BO: “Washington’un gündeminde önemli yer tutan diğer bir konu İran’ın nükleer programı… Acaba Amerikalıların Türkiye’den bir beklentileri var mı veya Türkiye’nin rolü konusunda nasıl bir tutum görmeyi umuyorlar?”

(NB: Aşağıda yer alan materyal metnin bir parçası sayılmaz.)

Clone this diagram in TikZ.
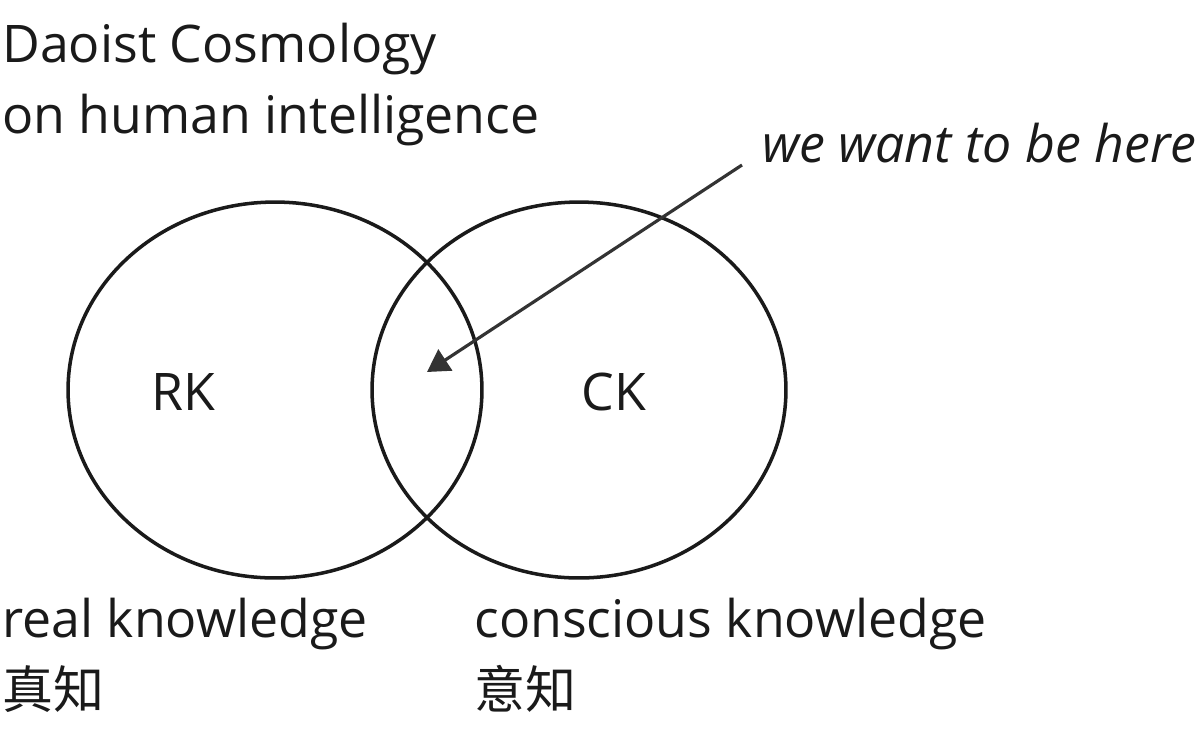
\documentclass[tikz,border=0pt]{standalone}
\usepackage{fontspec}
\setmainfont{Open Sans}
\newfontfamily\cjk{Noto Sans CJK SC}
\usetikzlibrary{shapes.geometric, arrows.meta, positioning}
\definecolor{inkdark}{HTML}{1A1A1A}
\definecolor{arrowgray}{HTML}{333333}
\tikzset{
    setring/.style={ellipse, draw=inkdark, line width=2pt, minimum width=8.28cm,
        minimum height=7.52cm, inner sep=0pt},
    bigtext/.style={anchor=base west, inner sep=0pt, text=inkdark,
        font=\fontsize{29.5}{36}\selectfont},
    setlabel/.style={anchor=base, inner sep=0pt, text=inkdark,
        font=\fontsize{29.5}{36}\selectfont},
    cjktext/.style={anchor=base west, inner sep=0pt, text=inkdark,
        font=\cjk\fontsize{29}{34}\selectfont},
    pointer/.style={-{Triangle[length=4.4mm, width=5mm]}, line width=1.8pt, arrowgray},
}
\begin{document}
\begin{tikzpicture}[x=0.02cm, y=-0.02cm]
    \useasboundingbox (0,0) rectangle (1200,728);
    % title
    \node[bigtext] (title1) at (2,62) {Daoist Cosmology};
    \node[bigtext] (title2) at (2,133) {on human intelligence};
    % the two sets
    \node[setring] (rkring) at (275,390) {};
    \node[setring] (ckring) at (579,390) {};
    \node[setlabel] (rk) at (183,410) {RK};
    \node[setlabel] (ck) at (614,410) {CK};
    % captions
    \node[bigtext] (realkn) at (2,637) {real knowledge};
    \node[cjktext] (zhenzhi) at (2,708) {真知};
    \node[bigtext] (conskn) at (474,637) {conscious knowledge};
    \node[cjktext] (yizhi) at (474,708) {意知};
    % pointer into the overlap
    \node[bigtext, font=\itshape\fontsize{29.5}{36}\selectfont] (want) at (762,162) {we want to be here};
    \coordinate (tail) at (742,165);
    \coordinate (here) at (427,372);
    \draw[pointer] (tail) -- (here);
\end{tikzpicture}
\end{document}
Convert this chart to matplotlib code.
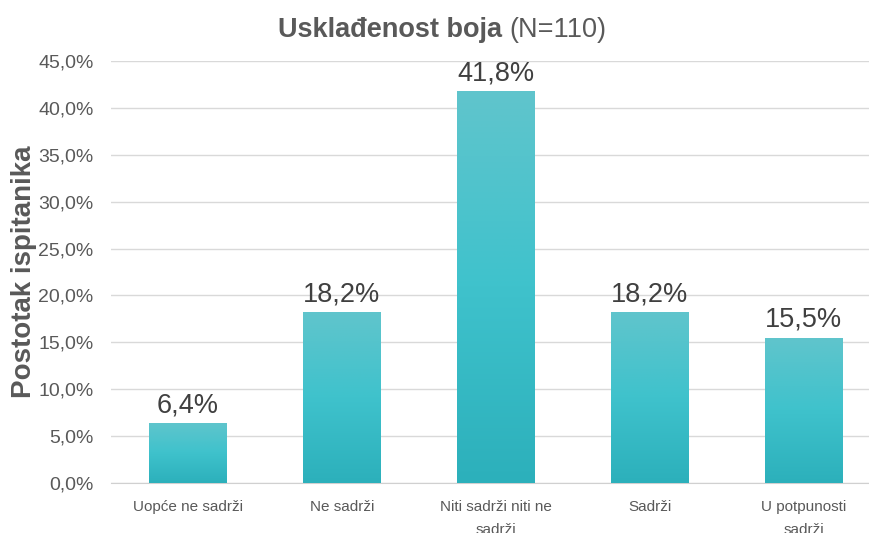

AD: “Türkiye zaten İran’ın komşusu olması sebebiyle ve tabii nükleer konuların hassasiyet göz önüne alındığında son beş altı yıldır bu konuda aktif bir rol üstlendi. Son olarak biliyorsunuz, 2010’da Brezilya’yla birlikte bir diplomatik inisiyatifimiz oldu, bir anlaşma sağlandı; ama yeterince değerlendirilemedi. Geçen sene de son görüşme İstanbul’da yapıldı P5+1 ile İran tarafları arasında. Şimdi de Türkiye herhangi bir kolaylaştırıcı rol gerektiğinde her şeyi yapmaya kararlı. Çünkü İran’a uygulanan ambargolardan en büyük sıkıntıyı biz çekiyoruz. İran’la batı arasındaki gerilimin doğurduğu enerji fiyatları artışından da biz sıkıntı çekiyoruz. Nükleer teknolojiye getirilebilecek muhtemel sınırlamalara karşıyız, barışçı nükleer teknolojiye; ama nükleer silaha da kesinlikle karşıyız. Bunlar açısından bakıldığında, Türkiye’nin bu konuda yapabileceği çok katkı var; söyleyebileceği çok söz var. Amerikan tarafı da bunu yakinen biliyor. Bütün bu konularda Türkiye bundan sonra da şimdiye kadar olduğu gibi yapabileceği her türlü katkıyı vermeye devam edecek.”
BO: “Sayın Davutoğlu, çok teşekkür ediyorum, sağolun.”
AD: “Ben teşekkür ediyorum, sağolun."